Exercise instructions:
With the pictures left out, copy the listing below exactly.

Dataset content:
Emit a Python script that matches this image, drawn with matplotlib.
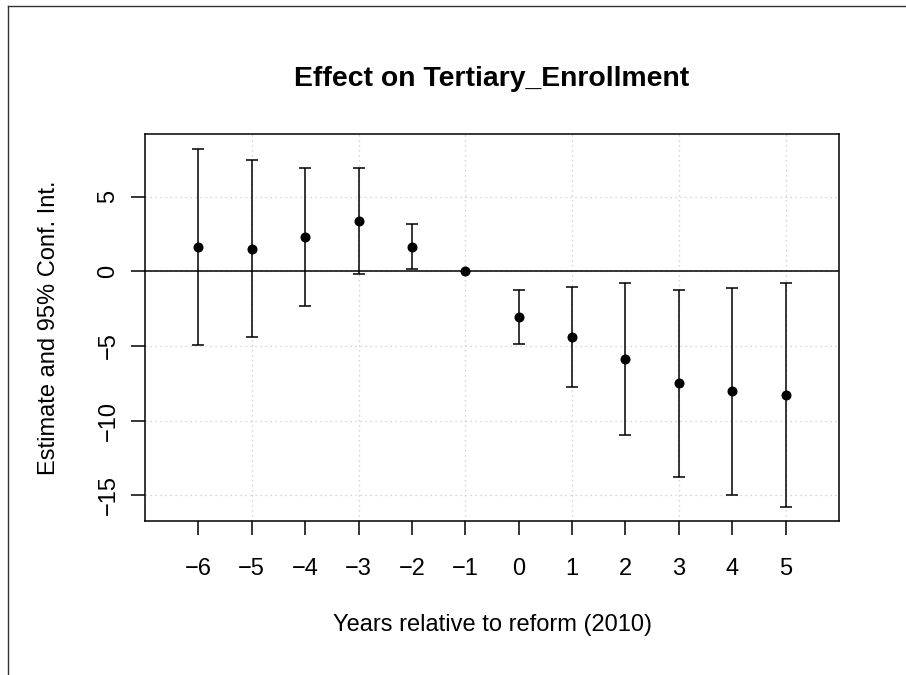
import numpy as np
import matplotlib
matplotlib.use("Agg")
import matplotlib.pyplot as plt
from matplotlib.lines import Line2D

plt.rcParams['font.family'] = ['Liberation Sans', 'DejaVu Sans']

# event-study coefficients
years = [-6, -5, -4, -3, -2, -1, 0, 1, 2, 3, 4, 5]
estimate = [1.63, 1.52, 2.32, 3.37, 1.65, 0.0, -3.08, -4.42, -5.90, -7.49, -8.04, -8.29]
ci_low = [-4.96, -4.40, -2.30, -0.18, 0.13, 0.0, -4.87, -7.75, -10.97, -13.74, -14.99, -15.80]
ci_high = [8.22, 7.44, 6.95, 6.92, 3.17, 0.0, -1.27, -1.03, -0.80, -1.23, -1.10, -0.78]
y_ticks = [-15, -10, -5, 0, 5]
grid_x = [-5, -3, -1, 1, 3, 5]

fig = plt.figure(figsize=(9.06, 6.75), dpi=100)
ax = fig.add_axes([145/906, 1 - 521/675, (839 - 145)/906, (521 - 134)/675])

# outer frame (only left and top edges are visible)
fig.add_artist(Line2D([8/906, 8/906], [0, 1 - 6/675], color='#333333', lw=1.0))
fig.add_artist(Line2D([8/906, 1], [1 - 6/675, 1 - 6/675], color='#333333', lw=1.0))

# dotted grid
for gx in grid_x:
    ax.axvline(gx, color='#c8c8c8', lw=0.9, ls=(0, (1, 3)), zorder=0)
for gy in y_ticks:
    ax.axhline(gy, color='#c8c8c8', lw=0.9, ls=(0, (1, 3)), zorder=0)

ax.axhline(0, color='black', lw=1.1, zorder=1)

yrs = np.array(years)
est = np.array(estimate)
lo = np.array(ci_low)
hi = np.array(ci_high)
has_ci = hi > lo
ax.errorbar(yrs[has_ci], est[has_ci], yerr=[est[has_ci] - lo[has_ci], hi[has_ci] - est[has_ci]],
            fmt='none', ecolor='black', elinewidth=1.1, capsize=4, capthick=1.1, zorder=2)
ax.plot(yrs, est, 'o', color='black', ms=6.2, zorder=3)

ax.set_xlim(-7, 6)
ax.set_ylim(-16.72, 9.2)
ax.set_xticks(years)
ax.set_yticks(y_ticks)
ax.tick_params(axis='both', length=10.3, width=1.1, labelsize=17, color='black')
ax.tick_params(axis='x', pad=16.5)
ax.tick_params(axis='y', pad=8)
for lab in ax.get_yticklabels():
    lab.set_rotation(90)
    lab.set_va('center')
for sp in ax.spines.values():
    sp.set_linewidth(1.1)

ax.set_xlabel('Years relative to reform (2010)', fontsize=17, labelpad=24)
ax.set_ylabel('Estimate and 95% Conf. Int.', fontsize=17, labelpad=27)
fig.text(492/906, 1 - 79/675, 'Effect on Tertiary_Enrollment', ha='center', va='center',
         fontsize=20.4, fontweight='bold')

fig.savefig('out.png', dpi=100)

Solution below:
Emit a Python script that matches this image, drawn with matplotlib.
import numpy as np
import matplotlib
matplotlib.use("Agg")
import matplotlib.pyplot as plt
from matplotlib.lines import Line2D

plt.rcParams['font.family'] = ['Liberation Sans', 'DejaVu Sans']

# event-study coefficients
years = [-6, -5, -4, -3, -2, -1, 0, 1, 2, 3, 4, 5]
estimate = [1.63, 1.52, 2.32, 3.37, 1.65, 0.0, -3.08, -4.42, -5.90, -7.49, -8.04, -8.29]
ci_low = [-4.96, -4.40, -2.30, -0.18, 0.13, 0.0, -4.87, -7.75, -10.97, -13.74, -14.99, -15.80]
ci_high = [8.22, 7.44, 6.95, 6.92, 3.17, 0.0, -1.27, -1.03, -0.80, -1.23, -1.10, -0.78]
y_ticks = [-15, -10, -5, 0, 5]
grid_x = [-5, -3, -1, 1, 3, 5]

fig = plt.figure(figsize=(9.06, 6.75), dpi=100)
ax = fig.add_axes([145/906, 1 - 521/675, (839 - 145)/906, (521 - 134)/675])

# outer frame (only left and top edges are visible)
fig.add_artist(Line2D([8/906, 8/906], [0, 1 - 6/675], color='#333333', lw=1.0))
fig.add_artist(Line2D([8/906, 1], [1 - 6/675, 1 - 6/675], color='#333333', lw=1.0))

# dotted grid
for gx in grid_x:
    ax.axvline(gx, color='#c8c8c8', lw=0.9, ls=(0, (1, 3)), zorder=0)
for gy in y_ticks:
    ax.axhline(gy, color='#c8c8c8', lw=0.9, ls=(0, (1, 3)), zorder=0)

ax.axhline(0, color='black', lw=1.1, zorder=1)

yrs = np.array(years)
est = np.array(estimate)
lo = np.array(ci_low)
hi = np.array(ci_high)
has_ci = hi > lo
ax.errorbar(yrs[has_ci], est[has_ci], yerr=[est[has_ci] - lo[has_ci], hi[has_ci] - est[has_ci]],
            fmt='none', ecolor='black', elinewidth=1.1, capsize=4, capthick=1.1, zorder=2)
ax.plot(yrs, est, 'o', color='black', ms=6.2, zorder=3)

ax.set_xlim(-7, 6)
ax.set_ylim(-16.72, 9.2)
ax.set_xticks(years)
ax.set_yticks(y_ticks)
ax.tick_params(axis='both', length=10.3, width=1.1, labelsize=17, color='black')
ax.tick_params(axis='x', pad=16.5)
ax.tick_params(axis='y', pad=8)
for lab in ax.get_yticklabels():
    lab.set_rotation(90)
    lab.set_va('center')
for sp in ax.spines.values():
    sp.set_linewidth(1.1)

ax.set_xlabel('Years relative to reform (2010)', fontsize=17, labelpad=24)
ax.set_ylabel('Estimate and 95% Conf. Int.', fontsize=17, labelpad=27)
fig.text(492/906, 1 - 79/675, 'Effect on Tertiary_Enrollment', ha='center', va='center',
         fontsize=20.4, fontweight='bold')

fig.savefig('out.png', dpi=100)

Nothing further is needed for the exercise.